The task force itself was created to fill a gap left by a Marine expeditionary unit. Routine presence deployments to the Mediterranean were curtailed in the mid-2000s due to the scarcity of available amphibious ships as combat operations in the Middle East intensified. While MEUs still spend time in the region, the bulk of deployments now are focused on the Middle East and the Pacific.

In 2012, the Sept. 11 terrorist attack on the U.S. consulate in Benghazi brought into stark relief the necessity of having crisis response forces in the region. The following year, the Marine Corps announced the creation of a special-purpose task force for Africa, deploying the first iteration of the unit to Moron, Spain, in April 2013.

The unit, which includes roughly 1,000 Marines, splits its time between Moron and Sigonella, Italy, and maintains several austere cooperative security locations, or CSLs on the African continent where troops can pre-stage gear and equipment if they anticipate being called to an embassy or city to respond to a crisis.

Readiness challenges at home have recently put an additional squeeze on the task force. Earlier this year, the unit had its air contingent cut in half, from 12 MV-22 Ospreys to six and from six C-130 Hercules transport aircraft to three as the Marine Corps works to improve pilot flight hours and aviation readiness stateside.

Col. Martin Wetterauer, the commander of a previous task force rotation, said in December the move would inevitably affect how the unit could operate.

“[The reduction in aircraft] doesn’t change our ability to conduct the mission, but it changes the ability to conduct multiple missions,” he said.

Wetterauer, who spoke at a debrief shortly following his deployment, also spoke of the challenges of operating from CSLs, particularly those like the one in Entebbe, Uganda, where there is no memorandum of agreement with the host country and even less available local support than usual.

Salene said the floating MEU/ARG, which functions as its own sovereign territory, eliminates a lot of the challenges facing a land-based unit.

“There’s just a lot of reasons why it makes sense,” he said.
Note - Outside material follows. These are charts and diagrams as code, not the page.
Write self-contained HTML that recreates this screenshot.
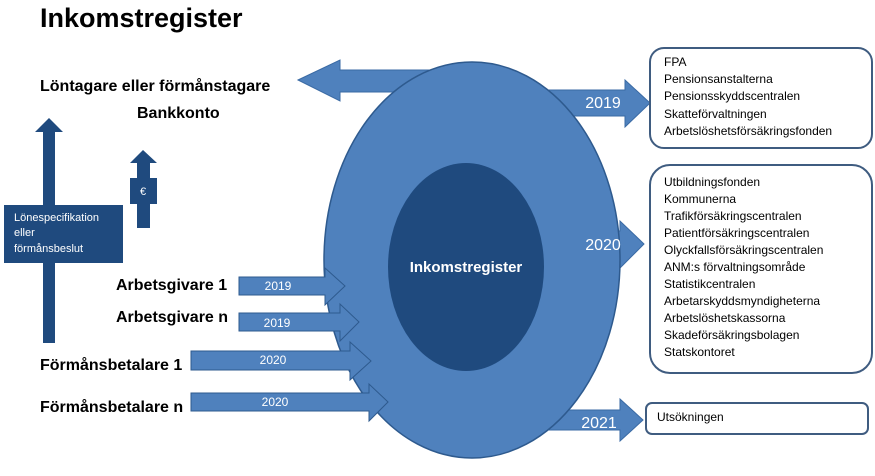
<!DOCTYPE html>
<html><head><meta charset="utf-8"><style>
html,body{margin:0;padding:0;background:#fff;}
svg{display:block;font-family:"Liberation Sans",sans-serif;}
</style></head><body>
<svg width="875" height="476" viewBox="0 0 875 476" xmlns="http://www.w3.org/2000/svg">
<text x="40" y="27" font-size="27" font-weight="bold" fill="#000">Inkomstregister</text>
<!-- left big arrow -->
<polygon points="298,80 340,60 340,70 470,70 470,92 340,92 340,101" fill="#4f81bd" stroke="#3a6aa4" stroke-width="1"/>
<!-- right arrows -->
<polygon points="540,90 625,90 625,80 650,103 625,127 625,116 540,116" fill="#4f81bd" stroke="#3a6aa4"/>
<polygon points="540,231 620,231 620,221 644,244 620,268 620,257 540,257" fill="#4f81bd" stroke="#3a6aa4"/>
<polygon points="540,410 620,410 620,399 643,420 620,441 620,430 540,430" fill="#4f81bd" stroke="#3a6aa4"/>
<!-- ellipse -->
<ellipse cx="472" cy="260" rx="148" ry="198" fill="#4f81bd" stroke="#2e5a8e" stroke-width="1.5"/>
<ellipse cx="466" cy="267" rx="78" ry="104" fill="#1f4a7e"/>
<text x="466" y="272" font-size="15" font-weight="bold" fill="#fff" text-anchor="middle">Inkomstregister</text>
<text x="603" y="108" font-size="16" fill="#fff" text-anchor="middle">2019</text>
<text x="603" y="250" font-size="16" fill="#fff" text-anchor="middle">2020</text>
<text x="599" y="428" font-size="16" fill="#fff" text-anchor="middle">2021</text>
<!-- input arrows -->
<polygon points="239,277 325,277 325,268 345,286 325,305 325,295 239,295" fill="#4f81bd" stroke="#2e5a8e"/>
<polygon points="239,313 340,313 340,304 359,322 340,341 340,331 239,331" fill="#4f81bd" stroke="#2e5a8e"/>
<polygon points="191,351 350,351 350,342 371,361 350,380 350,370 191,370" fill="#4f81bd" stroke="#2e5a8e"/>
<polygon points="191,393 369,393 369,384 388,402 369,421 369,411 191,411" fill="#4f81bd" stroke="#2e5a8e"/>
<text x="278" y="290" font-size="12" fill="#fff" text-anchor="middle">2019</text>
<text x="277" y="327" font-size="12" fill="#fff" text-anchor="middle">2019</text>
<text x="273" y="364" font-size="12" fill="#fff" text-anchor="middle">2020</text>
<text x="275" y="406" font-size="12" fill="#fff" text-anchor="middle">2020</text>
<!-- left labels -->
<text x="40" y="91" font-size="16" font-weight="bold">Löntagare eller förmånstagare</text>
<text x="137" y="118" font-size="16" font-weight="bold">Bankkonto</text>
<text x="116" y="290" font-size="16" font-weight="bold">Arbetsgivare 1</text>
<text x="116" y="322" font-size="16" font-weight="bold">Arbetsgivare n</text>
<text x="40" y="370" font-size="16" font-weight="bold">Förmånsbetalare 1</text>
<text x="40" y="412" font-size="16" font-weight="bold">Förmånsbetalare n</text>
<!-- vertical arrows -->
<polygon points="43,343 43,132 35,132 49,118 63,132 55,132 55,343" fill="#1f4a7e"/>
<rect x="4" y="205" width="119" height="58" fill="#1f4a7e"/>
<text x="14" y="221" font-size="11" fill="#fff">Lönespecifikation</text>
<text x="14" y="236" font-size="11" fill="#fff">eller</text>
<text x="14" y="252" font-size="11" fill="#fff">förmånsbeslut</text>
<polygon points="137,228 137,204 130,204 130,178 137,178 137,163 130,163 143,150 157,163 150,163 150,178 157,178 157,204 150,204 150,228" fill="#1f4a7e"/>
<text x="143" y="195" font-size="11" fill="#fff" text-anchor="middle">€</text>
<!-- boxes -->
<rect x="650" y="48" width="222" height="100" rx="14" fill="#fff" stroke="#3f5c80" stroke-width="2"/>
<g font-size="12" fill="#000">
<text x="664" y="66">FPA</text>
<text x="664" y="83">Pensionsanstalterna</text>
<text x="664" y="100">Pensionsskyddscentralen</text>
<text x="664" y="118">Skatteförvaltningen</text>
<text x="664" y="135">Arbetslöshetsförsäkringsfonden</text>
</g>
<rect x="650" y="165" width="222" height="208" rx="20" fill="#fff" stroke="#3f5c80" stroke-width="2"/>
<g font-size="12" fill="#000">
<text x="664" y="186">Utbildningsfonden</text>
<text x="664" y="203">Kommunerna</text>
<text x="664" y="220">Trafikförsäkringscentralen</text>
<text x="664" y="237">Patientförsäkringscentralen</text>
<text x="664" y="254">Olyckfallsförsäkringscentralen</text>
<text x="664" y="271">ANM:s förvaltningsområde</text>
<text x="664" y="288">Statistikcentralen</text>
<text x="664" y="305">Arbetarskyddsmyndigheterna</text>
<text x="664" y="322">Arbetslöshetskassorna</text>
<text x="664" y="339">Skadeförsäkringsbolagen</text>
<text x="664" y="356">Statskontoret</text>
<text x="657" y="421">Utsökningen</text>
</g>
<rect x="646" y="403" width="222" height="31" rx="6" fill="none" stroke="#3f5c80" stroke-width="2"/>
</svg>
</body></html>
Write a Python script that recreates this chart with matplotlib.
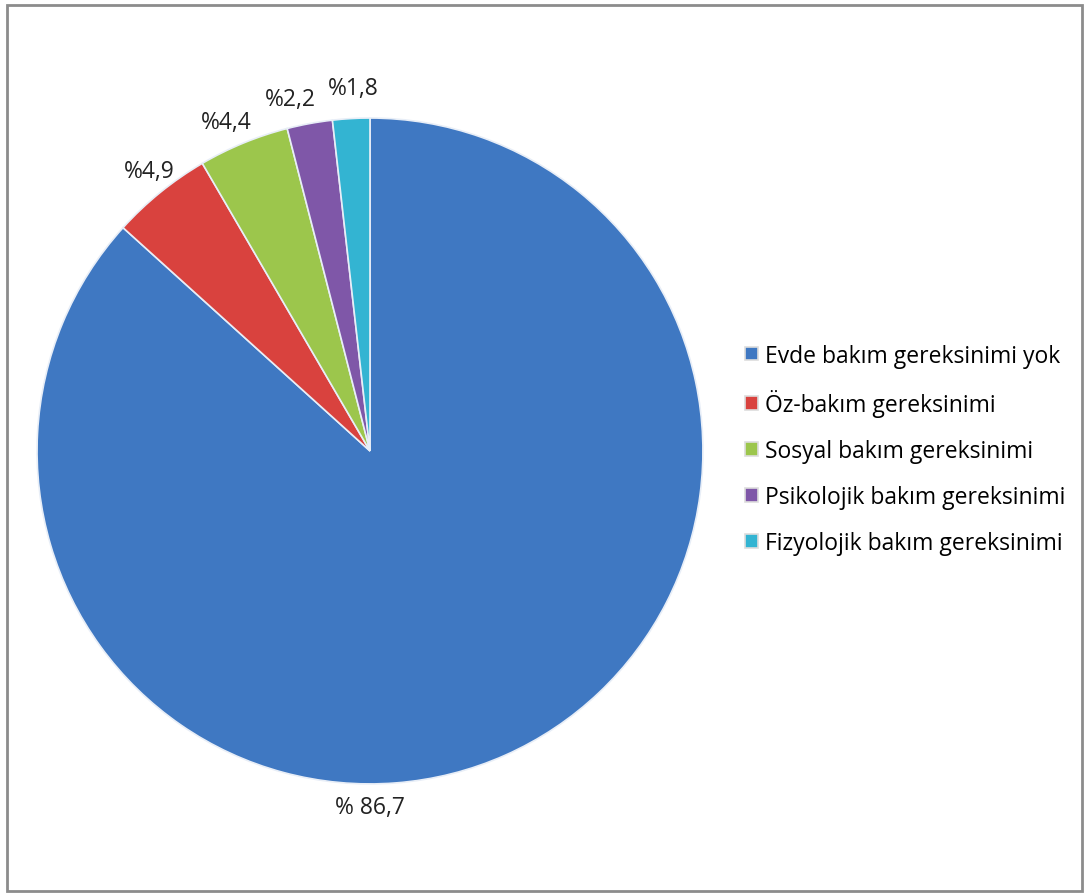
import matplotlib
matplotlib.use("Agg")
import matplotlib.pyplot as plt
from matplotlib.patches import Rectangle

labels = ["Evde bakım gereksinimi yok", "Öz-bakım gereksinimi", "Sosyal bakım gereksinimi",
          "Psikolojik bakım gereksinimi", "Fizyolojik bakım gereksinimi"]
values = [86.7, 4.9, 4.4, 2.2, 1.8]
value_text = ["% 86,7", "%4,9", "%4,4", "%2,2", "%1,8"]
colors = ["#3f78c2", "#d9423e", "#9cc64c", "#7f57a8", "#33b4d2"]
# label spots (pie radius units), as placed in the original chart
label_pos = [(0, -1.07), (-0.664, 0.841), (-0.432, 0.988), (-0.24, 1.057), (-0.051, 1.09)]

plt.rcParams['font.family'] = ['Open Sans', 'DejaVu Sans']

fig = plt.figure(figsize=(10.85, 8.95), dpi=100)
fig.patches.append(Rectangle((0.0065, 0.003), 0.9905, 0.99, transform=fig.transFigure,
                             fill=False, edgecolor="#8c8c8c", linewidth=2))

ax = fig.add_axes([0.034, 0.123, 0.614, 0.744])
wedges, texts = ax.pie(values, colors=colors, startangle=90, counterclock=False,
                       labels=value_text, labeldistance=1.09,
                       wedgeprops=dict(edgecolor="#e8eef7", linewidth=1.2),
                       textprops=dict(fontsize=16.5, color="#222222", ha="center", va="center"))
for t, p in zip(texts, label_pos):
    t.set_position(p)
    t.set_ha("center")
ax.set_xlim(-1, 1)
ax.set_ylim(-1, 1)
ax.set_aspect("equal")

leg = fig.legend(wedges, labels, loc="center left", bbox_to_anchor=(0.668, 0.497),
                 frameon=False, fontsize=16.5, handlelength=0.55, handleheight=0.55,
                 handletextpad=0.3, labelspacing=0.95)
for h in leg.legend_handles:
    h.set_edgecolor("#dddddd")

fig.savefig("out.png", dpi=100)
He also argued that returning the crisis response force’s troops and aircraft to the Marine Corps would allow the service to “buy back readiness” or bulk up capabilities elsewhere.

“Our ability to satisfy the requirements with the MEU/Arg team and take the excess capacity and return it back to the force provider would then enable the service to reset whatever the global requirements are,” he said.

The Marine Corps has discussed different strategies that would return amphibious ship presence to the Mediterranean, near restive northern Africa. In March 2016, the commander of Marine Corps Combat Development Command, Lt. Gen. Robert Walsh, told USNI News the service was eyeing the possibility of splitting up the MEU during deployments to reach more regions.

But ultimately, the service may not be able to support a three-ship presence in the Mediterranean for some time. There are currently 31 amphibious ships in service, said Jim Strock, former director of the Marine Corps’ Seabasing Integration Division and now an independent consultant. Several more, including the America-class amphibious assault ships Tripoli and Bougainville, will begin fleet operations in coming years. But officials maintain they need 38 amphibs to meet all mission requirements around the globe.